Let $(X,d)$ be a metric space and let $(X^*,d^*)$ denote its completion (via equivalence classes of Cauchy sequences in $X$). Let $f:X \to X^*$ be an isometry such that $f(X)$ is dense in $X^*$.
Now define $$ X'=(X^*\setminus f(X))\cup X $$ and a map $g\colon X'\to X^*$ by $$ g(x)=\begin{cases} f(x) & x\in X \\ x & x\notin X \end{cases} $$ Finally define, for $x,y\in X'$, $d'(x,y):=d^*(g(x),g(y))$.
Then $X'$ is a completion of $X$ (under the inclusion map) and $X\subset X'$.
This works as long as $(X^*\setminus f(X))\cap X =\emptyset$ (to show surjectivity of $g$). Can I show that this is the case in ZFC? There is a related question here.
Background for this question: The same idea arises when constructing the completion of a dense unbounded linearly ordered set via Dedekind cuts. In this case the disjoint condition follows from the axiom of foundation:
If $x\in X=A\cup B$ and $x=(A,B)$ then either $x\in A \in \{A\}\in x$ or $x\in B \in \{A,B\}\in x$.
Yes, in fact $X^*\cap X=\emptyset$. Lets write down explicitly:
$$X^*=Cauchy(X)/\sim$$
where $Cauchy(X)$ denotes the set of all Cauchy sequences on $X$ and $\sim$ is some relation. In other words $X^*\subseteq \mathcal{P}(Cauchy(X))$ as sets, where $\mathcal{P}(A)$ denotes the power set of $A$. Now what is a sequence? A sequence $(x_n)$ is actually a function $x:\mathbb{N}\to X$. And what is a function? It is a special subset of $\mathbb{N}\times X$, i.e. $x\in \mathcal{P}(\mathbb{N}\times X)$. And therefore $X^*\subseteq\mathcal{P}(\mathcal{P}(\mathbb{N}\times X))$ as sets.
We need to dive deeper. What is Cartesian product? Or rather: an ordered pair. It can be defined in many different ways, e.g. $(a,b):=\{\{a\},\{a,b\}\}$ following Kuratowski. Regardless, $a\in\in (a,b)$ and $b\in\in (a,b)$ where "$\in\in$" denotes "chain of belongings", i.e. in the Kuratowski variant $a\in \{a\}\in (a,b)$ and $b\in \{a,b\}\in (a,b)$. As far as I know all definitions will have that true. Edit: thanks to @Izaak van Dongen comment I learned that this is false. So we will only consider "standard" definitions where this holds. Note that this is also a fragile point of your argument about Dedekind cuts.
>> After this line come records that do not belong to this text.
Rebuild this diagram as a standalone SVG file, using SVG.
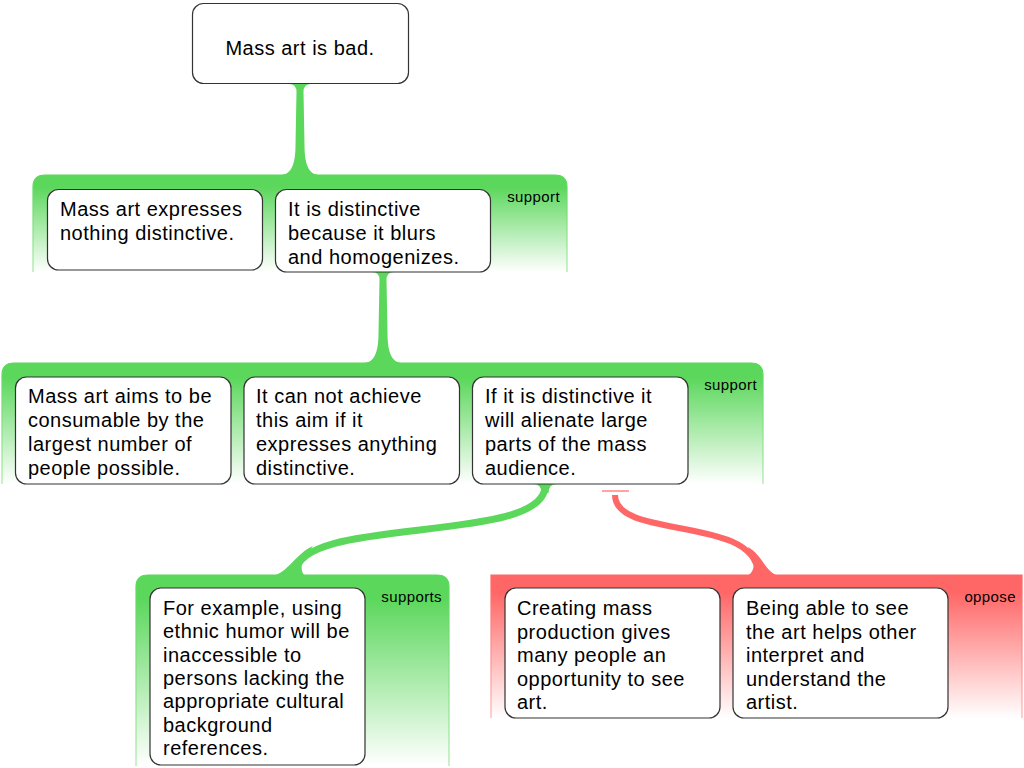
<svg xmlns="http://www.w3.org/2000/svg" width="1024" height="768" viewBox="0 0 1024 768">
<defs>
<linearGradient id="gFill" x1="0" y1="0" x2="0" y2="1">
<stop offset="0" stop-color="#5bd75b"/><stop offset="0.12" stop-color="#5bd75b"/><stop offset="1" stop-color="#ffffff"/>
</linearGradient>
<linearGradient id="gLine" x1="0" y1="0" x2="0" y2="1">
<stop offset="0" stop-color="#5bd75b"/><stop offset="1" stop-color="#a6e9a6"/>
</linearGradient>
<linearGradient id="rFill" x1="0" y1="0" x2="0" y2="1">
<stop offset="0" stop-color="#ff6666"/><stop offset="0.12" stop-color="#ff6666"/><stop offset="1" stop-color="#ffffff"/>
</linearGradient>
<linearGradient id="rLine" x1="0" y1="0" x2="0" y2="1">
<stop offset="0" stop-color="#ff6666"/><stop offset="1" stop-color="#ffb0b0"/>
</linearGradient>
<style>
.node rect{fill:#ffffff;stroke:#333333;stroke-width:1.2}
.t{font-family:"Liberation Sans",Arial,sans-serif;font-size:20px;letter-spacing:0.5px;fill:#000000}
.lbl{font-family:"Liberation Sans",Arial,sans-serif;font-size:15px;letter-spacing:0.4px;fill:#000000;text-anchor:end}
.gband{fill:url(#gFill)}
.gedge{fill:none;stroke:url(#gLine);stroke-width:1.2}
.rband{fill:url(#rFill)}
.redge{fill:none;stroke:url(#rLine);stroke-width:1.2}
.gc{fill:#5bd75b}
.gs{fill:none;stroke:#5bd75b;stroke-width:7}
.rc{fill:#ff6666}
.rs{fill:none;stroke:#ff6666;stroke-width:6}
</style>
</defs>
<rect width="1024" height="768" fill="#ffffff"/>

<g id="group-support-1">
<path class="gband" d="M33,272 V187 Q33,175 45,175 H555 Q567,175 567,187 V272 Z"/>
<path class="gedge" d="M33,272 V187 Q33,175 45,175 H555 Q567,175 567,187 V272"/>
<text class="lbl" x="560" y="202">support</text>
</g>
<g id="group-support-2">
<path class="gband" d="M2,484 V375 Q2,363 14,363 H751 Q763,363 763,375 V484 Z"/>
<path class="gedge" d="M2,484 V375 Q2,363 14,363 H751 Q763,363 763,375 V484"/>
<text class="lbl" x="757" y="390">support</text>
</g>
<g id="group-supports-3">
<path class="gband" d="M136,766 V587 Q136,575 148,575 H437 Q449,575 449,587 V766 Z"/>
<path class="gedge" d="M136,766 V587 Q136,575 148,575 H437 Q449,575 449,587 V766"/>
<text class="lbl" x="442" y="602">supports</text>
</g>
<g id="group-oppose">
<path class="rband" d="M491,718 V575 H1022 V718 Z"/>
<path class="redge" d="M491,718 V575 H1022 V718"/>
<text class="lbl" x="1016" y="602">oppose</text>
</g>

<g id="connectors">
<path class="gc" d="M289,84 Q296.5,84 296.5,92 L295.5,145 C295.5,167 290,175 280,175 L320,175 C310,175 304.5,167 304.5,145 L303.5,92 Q303.5,84 311,84 Z"/>
<path class="gc" d="M372,272 Q379.5,272 379.5,280 L378.5,333 C378.5,355 373,363 363,363 L403,363 C393,363 387.5,355 387.5,333 L386.5,280 Q386.5,272 394,272 Z"/>
<path class="gs" d="M545,486 C545,545 296,515 296,573"/>
<path class="gc" d="M533,484 Q541.5,484 541.5,493 L548.5,493 Q548.5,484 557,484 Z"/>
<path class="gc" d="M270,576 C286,576 296,553 313,546 L302,562 C301,570 302,576 308,576 Z"/>
<line x1="602" y1="491" x2="629" y2="491" stroke="#ff6666" stroke-width="1.2"/>
<path class="rs" d="M615,495 C615,540 755,515 758,573"/>
<path class="rc" d="M744,576 C751,576 754,570 754,562 L748,547 C764,556 766,576 782,576 Z"/>
</g>

<g id="node-root" class="node">
<rect x="192.5" y="3.5" width="216" height="80" rx="11"/>
<text class="t" x="300" y="55" text-anchor="middle">Mass art is bad.</text>
</g>
<g id="node-expresses-nothing" class="node">
<rect x="47.5" y="189.5" width="215" height="80.5" rx="11"/>
<text class="t" x="60" y="216">Mass art expresses</text>
<text class="t" x="60" y="240">nothing distinctive.</text>
</g>
<g id="node-blurs" class="node">
<rect x="275.5" y="189.5" width="215" height="82.5" rx="11"/>
<text class="t" x="288" y="216">It is distinctive</text>
<text class="t" x="288" y="240">because it blurs</text>
<text class="t" x="288" y="264">and homogenizes.</text>
</g>
<g id="node-consumable" class="node">
<rect x="15.5" y="377" width="215.5" height="107" rx="11"/>
<text class="t" x="28" y="403">Mass art aims to be</text>
<text class="t" x="28" y="427">consumable by the</text>
<text class="t" x="28" y="451">largest number of</text>
<text class="t" x="28" y="475">people possible.</text>
</g>
<g id="node-cannot-achieve" class="node">
<rect x="244" y="377" width="215.5" height="107" rx="11"/>
<text class="t" x="256" y="403">It can not achieve</text>
<text class="t" x="256" y="427">this aim if it</text>
<text class="t" x="256" y="451">expresses anything</text>
<text class="t" x="256" y="475">distinctive.</text>
</g>
<g id="node-alienate" class="node">
<rect x="472.5" y="377" width="215.5" height="107" rx="11"/>
<text class="t" x="485" y="403">If it is distinctive it</text>
<text class="t" x="485" y="427">will alienate large</text>
<text class="t" x="485" y="451">parts of the mass</text>
<text class="t" x="485" y="475">audience.</text>
</g>
<g id="node-ethnic-humor" class="node">
<rect x="150" y="588" width="215" height="177" rx="11"/>
<text class="t" x="163" y="615">For example, using</text>
<text class="t" x="163" y="638.3">ethnic humor will be</text>
<text class="t" x="163" y="661.7">inaccessible to</text>
<text class="t" x="163" y="685">persons lacking the</text>
<text class="t" x="163" y="708.3">appropriate cultural</text>
<text class="t" x="163" y="731.7">background</text>
<text class="t" x="163" y="755">references.</text>
</g>
<g id="node-mass-production" class="node">
<rect x="505" y="588" width="215" height="130" rx="11"/>
<text class="t" x="517" y="615">Creating mass</text>
<text class="t" x="517" y="638.5">production gives</text>
<text class="t" x="517" y="662">many people an</text>
<text class="t" x="517" y="685.5">opportunity to see</text>
<text class="t" x="517" y="709">art.</text>
</g>
<g id="node-see-art" class="node">
<rect x="733" y="588" width="215" height="130" rx="11"/>
<text class="t" x="746" y="615">Being able to see</text>
<text class="t" x="746" y="638.5">the art helps other</text>
<text class="t" x="746" y="662">interpret and</text>
<text class="t" x="746" y="685.5">understand the</text>
<text class="t" x="746" y="709">artist.</text>
</g>
</svg>
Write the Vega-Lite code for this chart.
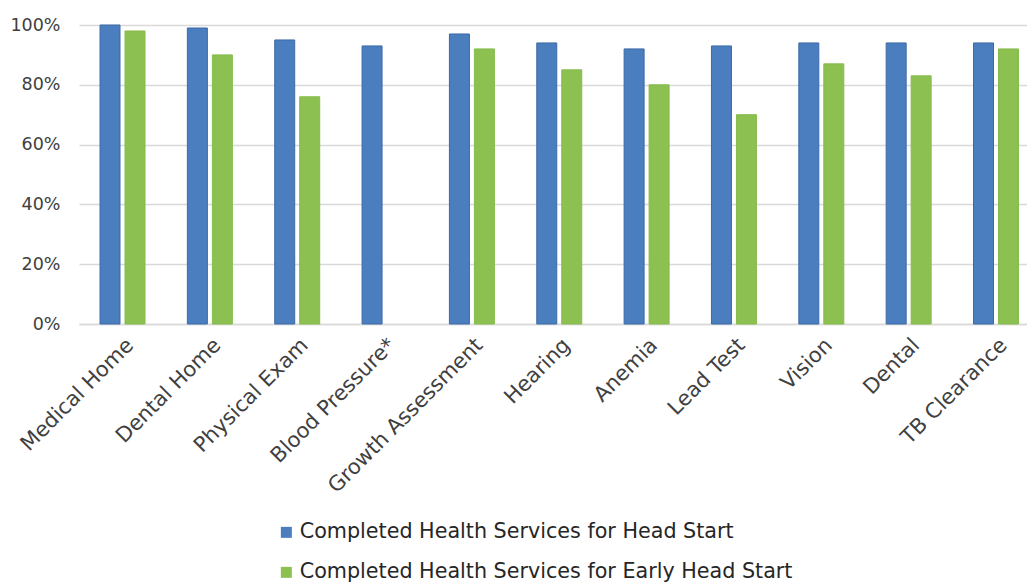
{
  "$schema": "https://vega.github.io/schema/vega-lite/v6.json",
  "autosize": {"type": "none"},
  "padding": {"left": 79, "top": 25, "right": 0, "bottom": 259},
  "width": 948,
  "height": 299,
  "background": "white",
  "data": {"values": [
    {"service": "Medical Home", "program": "Completed Health Services for Head Start", "pct": 1.00},
    {"service": "Medical Home", "program": "Completed Health Services for Early Head Start", "pct": 0.98},
    {"service": "Dental Home", "program": "Completed Health Services for Head Start", "pct": 0.99},
    {"service": "Dental Home", "program": "Completed Health Services for Early Head Start", "pct": 0.90},
    {"service": "Physical Exam", "program": "Completed Health Services for Head Start", "pct": 0.95},
    {"service": "Physical Exam", "program": "Completed Health Services for Early Head Start", "pct": 0.76},
    {"service": "Blood Pressure*", "program": "Completed Health Services for Head Start", "pct": 0.93},
    {"service": "Growth Assessment", "program": "Completed Health Services for Head Start", "pct": 0.97},
    {"service": "Growth Assessment", "program": "Completed Health Services for Early Head Start", "pct": 0.92},
    {"service": "Hearing", "program": "Completed Health Services for Head Start", "pct": 0.94},
    {"service": "Hearing", "program": "Completed Health Services for Early Head Start", "pct": 0.85},
    {"service": "Anemia", "program": "Completed Health Services for Head Start", "pct": 0.92},
    {"service": "Anemia", "program": "Completed Health Services for Early Head Start", "pct": 0.80},
    {"service": "Lead Test", "program": "Completed Health Services for Head Start", "pct": 0.93},
    {"service": "Lead Test", "program": "Completed Health Services for Early Head Start", "pct": 0.70},
    {"service": "Vision", "program": "Completed Health Services for Head Start", "pct": 0.94},
    {"service": "Vision", "program": "Completed Health Services for Early Head Start", "pct": 0.87},
    {"service": "Dental", "program": "Completed Health Services for Head Start", "pct": 0.94},
    {"service": "Dental", "program": "Completed Health Services for Early Head Start", "pct": 0.83},
    {"service": "TB Clearance", "program": "Completed Health Services for Head Start", "pct": 0.94},
    {"service": "TB Clearance", "program": "Completed Health Services for Early Head Start", "pct": 0.92}
  ]},
  "mark": {"type": "bar", "strokeWidth": 1},
  "encoding": {
    "x": {
      "field": "service", "type": "nominal", "sort": null, "title": null,
      "scale": {"paddingInner": 0.485, "paddingOuter": 0.169, "align": 0.712},
      "axis": {
        "labelAngle": -45, "labelAlign": "right", "labelBaseline": "top",
        "labelFont": "DejaVu Sans", "labelFontSize": 21, "labelColor": "#404040",
        "labelLimit": 400,
        "ticks": false, "domainColor": "#d9d9d9", "domainWidth": 1.5, "labelPadding": 10
      }
    },
    "xOffset": {
      "field": "program", "type": "nominal",
      "sort": ["Completed Health Services for Head Start", "Completed Health Services for Early Head Start"],
      "scale": {"paddingInner": 0.2, "paddingOuter": 0}
    },
    "y": {
      "field": "pct", "type": "quantitative", "title": null,
      "scale": {"domain": [0, 1], "nice": false},
      "axis": {
        "format": ".0%", "values": [0, 0.2, 0.4, 0.6, 0.8, 1],
        "labelFont": "DejaVu Sans", "labelFontSize": 17.5, "labelColor": "#404040",
        "domain": false, "ticks": false, "labelPadding": 19,
        "gridColor": "#d9d9d9", "gridWidth": 1.5
      }
    },
    "color": {
      "field": "program", "type": "nominal",
      "sort": ["Completed Health Services for Head Start", "Completed Health Services for Early Head Start"],
      "scale": {"range": ["#4a7ebf", "#8cc152"]},
      "legend": {
        "title": null, "orient": "none", "legendX": 197, "legendY": 497,
        "direction": "vertical", "symbolType": "square", "symbolSize": 121,
        "symbolStrokeWidth": 0, "labelFont": "DejaVu Sans", "labelFontSize": 20.7,
        "labelColor": "#262626", "rowPadding": 18, "labelLimit": 700, "labelOffset": 3
      }
    },
    "stroke": {
      "field": "program", "type": "nominal", "legend": null,
      "sort": ["Completed Health Services for Head Start", "Completed Health Services for Early Head Start"],
      "scale": {"range": ["#3d6aa5", "#86bb4c"]}
    }
  },
  "config": {"view": {"stroke": null}}
}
So now assume $[x_n]\in X^*$ is a Cauchy sequence class and assume $y=[x_n]$ belongs to $X$. Then we can replace $x_0$ with $y$ to get an equivalent Cauchy sequence. What that means is that $$y\in\in (0,y)\in (x_n)\in [x_n]=y$$ which cannot happen, because otherwise we would get an infinite nesting of sets (due to a loop), which is prevented by the axiom of regularity of ZF.
Note that this is a very subtle argument, the core observation is that we can replace the initial element of any Cauchy sequence with any other and still get the same Cauchy class. And another is the definition of ordered pair: I think it is possible to introduce a custom definition for which the result will be different (which btw will also make your argument on Dedekind cuts invalid). Also if we would consider some other $\sim$ then it actually might happen that $X^*\cap X\neq\emptyset$, for similar reason why $X\cap\mathcal{P}(X)$ might be nonempty, e.g. when $X=\{\{0\},0\}$.
That being said, it is worth noting that often it is more convenient to talk about abstractions, not concrete models. Meaning we can define $X^*$ and ordered pairs axiomatically. In such case it is not possible to prove what you want, it can be modelled to be true or false. Therefore you should just use $X^*$ and identify $X$ as its subset via embedding. It is safer, model independent and easier to understand.